The phrase “in god we trust” was added to US currency in 1956, almost two centuries after the US Constitution was ratified. It’s a relatively recent development. The Pledge of Allegiance to the flag of the United States was not written until 1892 by a man named Francis Bellamy, then accepted by congress officially around the time America entered World War Two. The pledge has also undergone some cosmetic changes over the years. The phrase “under god” was added to it in 1954. The 1950s were a time of communist fear in our democratic republic. These decisions to infuse The Church into aspects of The State were no doubt to further distinctively separate ourselves from our perceived enemy. McCarthyism was a time of fear and hate, when many people believed many things about each other, but had little or no proof to back them up. They just put each other’s names on lists, and pretended that was enough.
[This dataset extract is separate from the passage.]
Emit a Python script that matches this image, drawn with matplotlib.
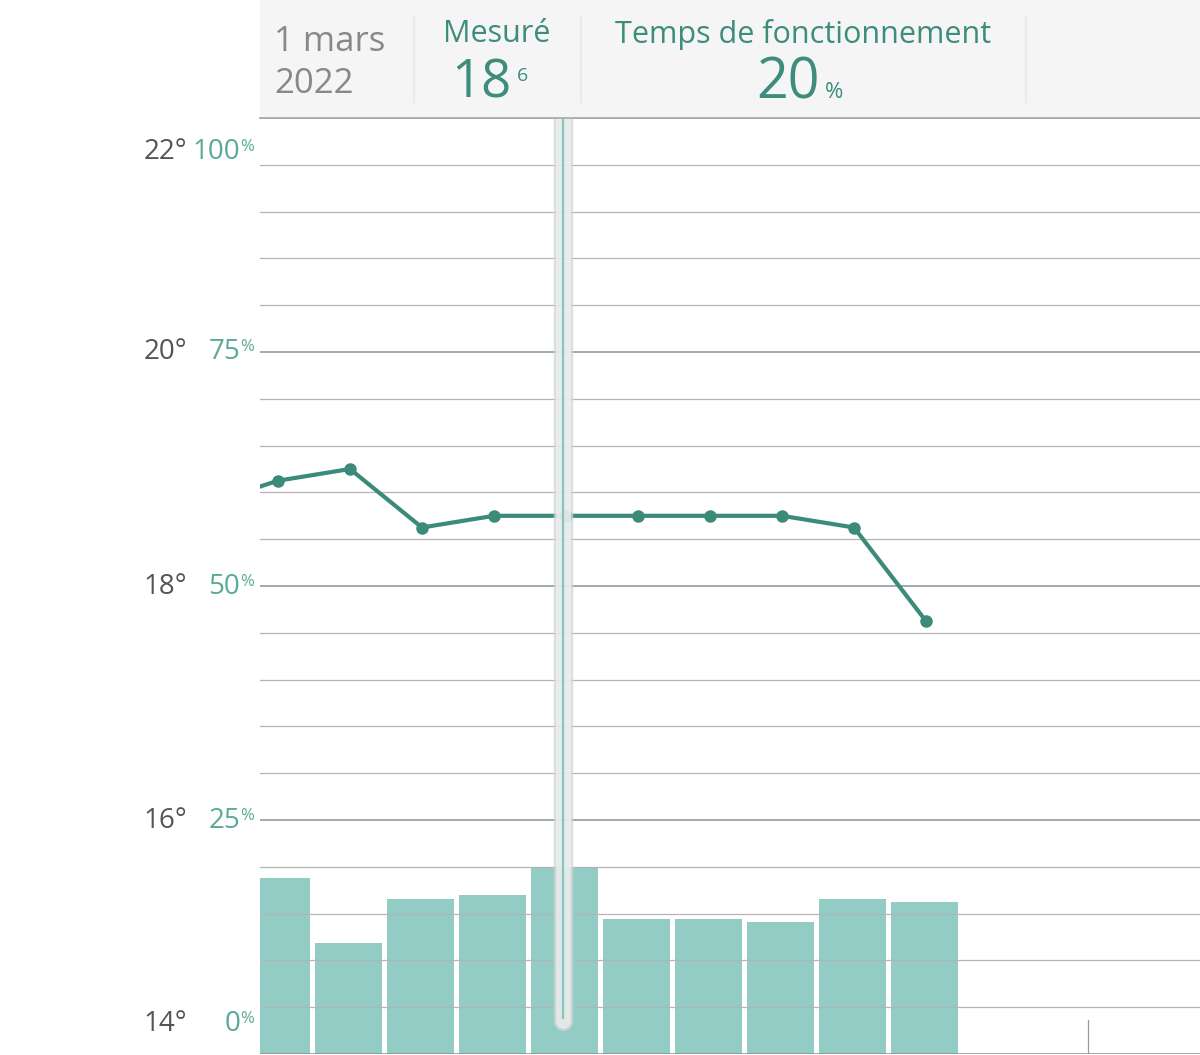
import numpy as np
import matplotlib
matplotlib.use('Agg')
import matplotlib.pyplot as plt
from matplotlib.patches import Rectangle

plt.rcParams['font.family'] = ['Open Sans', 'DejaVu Sans']

# data (one point / bar per period, index -1 is off screen)
periods = [-1, 0, 1, 2, 3, 4, 5, 6, 7, 8, 9]
temps = [18.7, 18.9, 19.0, 18.5, 18.6, 18.6, 18.6, 18.6, 18.6, 18.5, 17.7]
bar_periods = [0, 1, 2, 3, 4, 5, 6, 7, 8, 9]
runtime = [18.8, 11.9, 16.6, 17.0, 20.0, 14.4, 14.4, 14.1, 16.6, 16.2]
temp_ticks = [14, 16, 18, 20, 22]
pct_ticks = ['0', '25', '50', '75', '100']
date_lines = ['1 mars', '2022']
measured_label = 'Mesuré'
measured_int, measured_dec = '18', '6'
runtime_label = 'Temps de fonctionnement'
runtime_value = '20'

teal = '#3b8a7a'
teal_txt = '#3d8c7c'
teal_lbl = '#5aaa98'
bar_col = '#93ccc5'
W, H = 1200, 1055

fig = plt.figure(figsize=(W / 100, H / 100), dpi=100)
fig.patch.set_facecolor('white')

def fx(px):
    return px / W

def fy(py):
    return 1 - py / H

ax2 = fig.add_axes([fx(260), fy(1054), fx(940), 936 / H])
ax = ax2.twinx()
ax.set_zorder(ax2.get_zorder() + 1)
ax.patch.set_visible(False)

x0 = -0.25
ax2.set_xlim(x0, x0 + 940 / 72)
ax2.set_ylim(0, 100)
ax.set_ylim(14, 22)

ax2.bar(np.array(bar_periods) - 1.5 / 72, runtime, width=67 / 72, color=bar_col, zorder=1)

# grid
for t in np.arange(14, 22.01, 0.4):
    major = abs(t - round(t / 2) * 2) < 1e-6
    ax.axhline(t, color='#8a9196' if major else '#b4b4b4', lw=1.1 if major else 0.9, zorder=2)

ax.plot(periods, temps, color=teal, lw=3, marker='o', ms=8, zorder=4)

# day separator tick at the bottom
ax.plot([11.25, 11.25], [14, 14 + 34 / 117], color='#9a9a9a', lw=0.9, zorder=3)

# cursor
cursor_x = 3.96
cy_bot = 14 + (1054 - 1021) / 117
ax.plot([cursor_x, cursor_x], [22.5, cy_bot], color='#cfd4d4', lw=14, alpha=0.75,
        solid_capstyle='round', zorder=6)
ax.plot([cursor_x, cursor_x], [22.5, cy_bot], color='#eff1f1', lw=11, alpha=0.75,
        solid_capstyle='round', zorder=7)
ax.plot([cursor_x, cursor_x], [22.5, cy_bot + 0.02], color='#86c6bd', lw=1.6, zorder=8,
        solid_capstyle='butt')

for a in (ax, ax2):
    a.set_xticks([])
    a.set_yticks([])
    for s in a.spines.values():
        s.set_visible(False)

# y labels
lab_y = [1024, 821, 587, 352, 152]
for t, p, py in zip(temp_ticks, pct_ticks, lab_y):
    fig.text(fx(187), fy(py), f'{t}°', ha='right', va='center', fontsize=20, color='#555555')
    fig.text(fx(240), fy(py), p, ha='right', va='center', fontsize=20, color=teal_lbl)
    fig.text(fx(240), fy(py - 5), '%', ha='left', va='center', fontsize=12, color=teal_lbl)

# header band
fig.patches.append(Rectangle((fx(260), fy(118)), fx(940), 118 / H, transform=fig.transFigure,
                             facecolor='#f5f5f5', edgecolor='none', zorder=0))
fig.add_artist(plt.Line2D([fx(260), 1], [fy(118), fy(118)], color='#a8a8a8', lw=1.2))
for dx in [414, 581, 1026]:
    fig.add_artist(plt.Line2D([fx(dx), fx(dx)], [fy(16), fy(102)], color='#eaeaea', lw=1.5))

fig.text(fx(274), fy(42), date_lines[0], ha='left', va='center', fontsize=25, color='#888888')
fig.text(fx(274), fy(84), date_lines[1], ha='left', va='center', fontsize=25, color='#888888')
fig.text(fx(497), fy(34), measured_label, ha='center', va='center', fontsize=22, color=teal_txt)
fig.text(fx(512), fy(84), measured_int, ha='right', va='center', fontsize=38, color=teal_txt)
fig.text(fx(517), fy(76), measured_dec, ha='left', va='center', fontsize=14, color=teal_txt)
fig.text(fx(803), fy(34), runtime_label, ha='center', va='center', fontsize=22, color=teal_txt)
fig.text(fx(820), fy(84), runtime_value, ha='right', va='center', fontsize=40, color=teal_txt)
fig.text(fx(825), fy(92), '%', ha='left', va='center', fontsize=16, color=teal_txt)

fig.savefig('out.png', dpi=100)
My point is, the idea of the US being solely a monotheistic institution, where the State acknowledges a singular deity to which it answers, is a relatively recent phenomenon, and not one that was instilled in our country’s framework at the time of the Founding Fathers. In fact, doing so is UNCONSTITUTIONAL. Yet it was done.
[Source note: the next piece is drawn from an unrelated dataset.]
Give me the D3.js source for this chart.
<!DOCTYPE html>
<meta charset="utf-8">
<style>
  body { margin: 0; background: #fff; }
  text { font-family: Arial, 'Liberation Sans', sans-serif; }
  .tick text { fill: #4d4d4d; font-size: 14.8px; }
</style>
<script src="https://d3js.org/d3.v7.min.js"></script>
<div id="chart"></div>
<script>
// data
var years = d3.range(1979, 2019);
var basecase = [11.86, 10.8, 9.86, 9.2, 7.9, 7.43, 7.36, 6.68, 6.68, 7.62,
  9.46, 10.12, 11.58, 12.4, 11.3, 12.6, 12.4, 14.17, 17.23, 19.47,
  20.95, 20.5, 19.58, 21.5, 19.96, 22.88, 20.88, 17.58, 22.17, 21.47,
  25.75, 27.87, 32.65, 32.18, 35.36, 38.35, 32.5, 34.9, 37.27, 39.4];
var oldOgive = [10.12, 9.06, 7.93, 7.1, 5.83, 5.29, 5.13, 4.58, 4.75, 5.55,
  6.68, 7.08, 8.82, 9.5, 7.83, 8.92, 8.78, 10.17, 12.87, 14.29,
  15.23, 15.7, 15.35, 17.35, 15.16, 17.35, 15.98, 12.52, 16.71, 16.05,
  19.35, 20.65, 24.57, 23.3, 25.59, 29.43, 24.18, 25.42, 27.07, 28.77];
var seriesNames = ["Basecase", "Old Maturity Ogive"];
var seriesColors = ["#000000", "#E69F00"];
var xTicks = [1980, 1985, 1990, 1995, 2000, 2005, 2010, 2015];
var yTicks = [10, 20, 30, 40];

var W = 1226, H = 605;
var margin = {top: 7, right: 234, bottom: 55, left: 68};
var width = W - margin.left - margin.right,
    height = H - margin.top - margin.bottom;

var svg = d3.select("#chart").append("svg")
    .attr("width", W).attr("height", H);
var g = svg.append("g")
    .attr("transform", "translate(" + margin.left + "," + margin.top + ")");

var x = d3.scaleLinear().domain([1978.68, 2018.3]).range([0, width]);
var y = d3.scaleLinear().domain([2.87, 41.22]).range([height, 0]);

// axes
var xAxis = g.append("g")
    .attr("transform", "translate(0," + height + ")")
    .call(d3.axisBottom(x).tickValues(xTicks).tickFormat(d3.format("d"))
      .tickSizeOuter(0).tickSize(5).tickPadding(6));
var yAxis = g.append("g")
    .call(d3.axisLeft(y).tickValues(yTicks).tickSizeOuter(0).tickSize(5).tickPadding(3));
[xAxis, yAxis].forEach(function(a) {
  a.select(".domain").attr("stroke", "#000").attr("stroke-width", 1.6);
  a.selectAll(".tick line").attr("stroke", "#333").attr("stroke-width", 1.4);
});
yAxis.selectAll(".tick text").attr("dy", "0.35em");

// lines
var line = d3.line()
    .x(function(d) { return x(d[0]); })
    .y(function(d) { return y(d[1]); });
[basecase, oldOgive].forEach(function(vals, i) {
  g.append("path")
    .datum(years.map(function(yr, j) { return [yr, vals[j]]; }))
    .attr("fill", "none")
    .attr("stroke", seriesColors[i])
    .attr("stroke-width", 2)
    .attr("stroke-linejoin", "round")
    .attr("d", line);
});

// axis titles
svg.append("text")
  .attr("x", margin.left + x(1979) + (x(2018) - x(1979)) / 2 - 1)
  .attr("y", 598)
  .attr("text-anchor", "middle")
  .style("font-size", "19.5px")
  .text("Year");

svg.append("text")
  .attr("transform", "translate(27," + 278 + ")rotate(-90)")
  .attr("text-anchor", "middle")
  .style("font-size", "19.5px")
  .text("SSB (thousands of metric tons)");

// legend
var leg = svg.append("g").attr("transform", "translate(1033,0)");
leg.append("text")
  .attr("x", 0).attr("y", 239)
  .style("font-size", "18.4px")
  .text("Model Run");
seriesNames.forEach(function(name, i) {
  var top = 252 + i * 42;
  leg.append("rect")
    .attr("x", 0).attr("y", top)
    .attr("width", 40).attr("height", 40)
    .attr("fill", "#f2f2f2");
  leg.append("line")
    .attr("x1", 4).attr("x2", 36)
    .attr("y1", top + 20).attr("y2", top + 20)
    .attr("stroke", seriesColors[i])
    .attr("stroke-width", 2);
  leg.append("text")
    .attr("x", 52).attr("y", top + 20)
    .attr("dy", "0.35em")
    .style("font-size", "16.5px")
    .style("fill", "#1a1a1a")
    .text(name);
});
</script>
Believers insist our legal system is based on the Mosaic Ten Commandments of Judeo-Christian lore. However, only two of those ten commands are actually illegal: theft and murder. None of the other commandments are considered evil. In fact, some are encouraged. Coveting actually helps fuel the economy. Kids have rebelled against their parents for going on fifteen generations now, since the inception of the thirteen colonies. So the judicial branch of the American government has rejected the Ten Commandments, even though a vast majority of those who have presided over the Supreme Court fancy themselves Believers.
“Bring us your tired, your poor, your huddled masses yearning to be free..” but only if they believe in the Abrahamic God. That last part is not at the bottom of the Statue of Liberty.
I could go on and on. The evidence is there, even though it’s largely ignored by anyone who believes in something. It is one thing to wish your personal beliefs trumped all other citizens of the United States, but if you actively commit actions to make your personal beliefs more acceptable than anyone else’s, then you are to put it bluntly, a traitor to Lady Liberty, the United States of America, the Constitution, and everything she stands for.
A real omnipotent, omniscient, benevolent god would have one interpretation. There would be no argument cuz there’d be only one certainty. The fact there is a different One True God for each Believer is in and of itself proof that none exists. Since no single Believer can prove their god exists, politicians find themselves in a quandary over which god to make state-approved. You’re bound to piss off somebody, so our Founding Fathers decided to leave that out of the government entirely.
If you can’t prove your god but insist upon injecting him into politics anyway, I can see only one reason to demand that: Control. Power. Manipulation. A boot on another man’s face. There is a separation of Church and State for a reason, and when George W Bush encouraged “faith-based initiatives” and gave them money, but would not support similar non-faith-based charity organizations? guess what. Act of treason. It goes against the blueprint we used to build this country. Don’t worry though. He wasn’t gonna get impeached over that. You have to let an intern go down on you to get impeached nowadays. Besides, he’s in good company. When you use your religious beliefs to help you decide who to vote for, you are committing an act of treason against your own country. So we have a lot of traitors, who could even go so far as band together and rewrite the Constitution to support their god. I’m surprised the Teabaggers haven’t already done this.
So if you use your beliefs to decide how to vote, you’re a traitor to your own country. Thank you for contributing to the downfall of western civilization, and bringing about a return to feudal times when non belief in the socially accepted religious institutions meant pain and torture and sometimes death. They called it The Dark Ages for a sound reason too: cuz oftentimes back then, The Church WAS The State.
Church as an institution is not the underdog and it hasn’t been for some time. A separation of Church and State is necessary cuz you can’t enforce belief systems on people and you can’t police people’s thoughts and dreams. Okay. You CAN technically, but it never ends well. Each individual has to willingly reject false unproved beliefs on their own, and some people just never will. Religion is not being persecuted today. It’s what’s been pushing all of us down. The “undergod” has made underdogs of us all.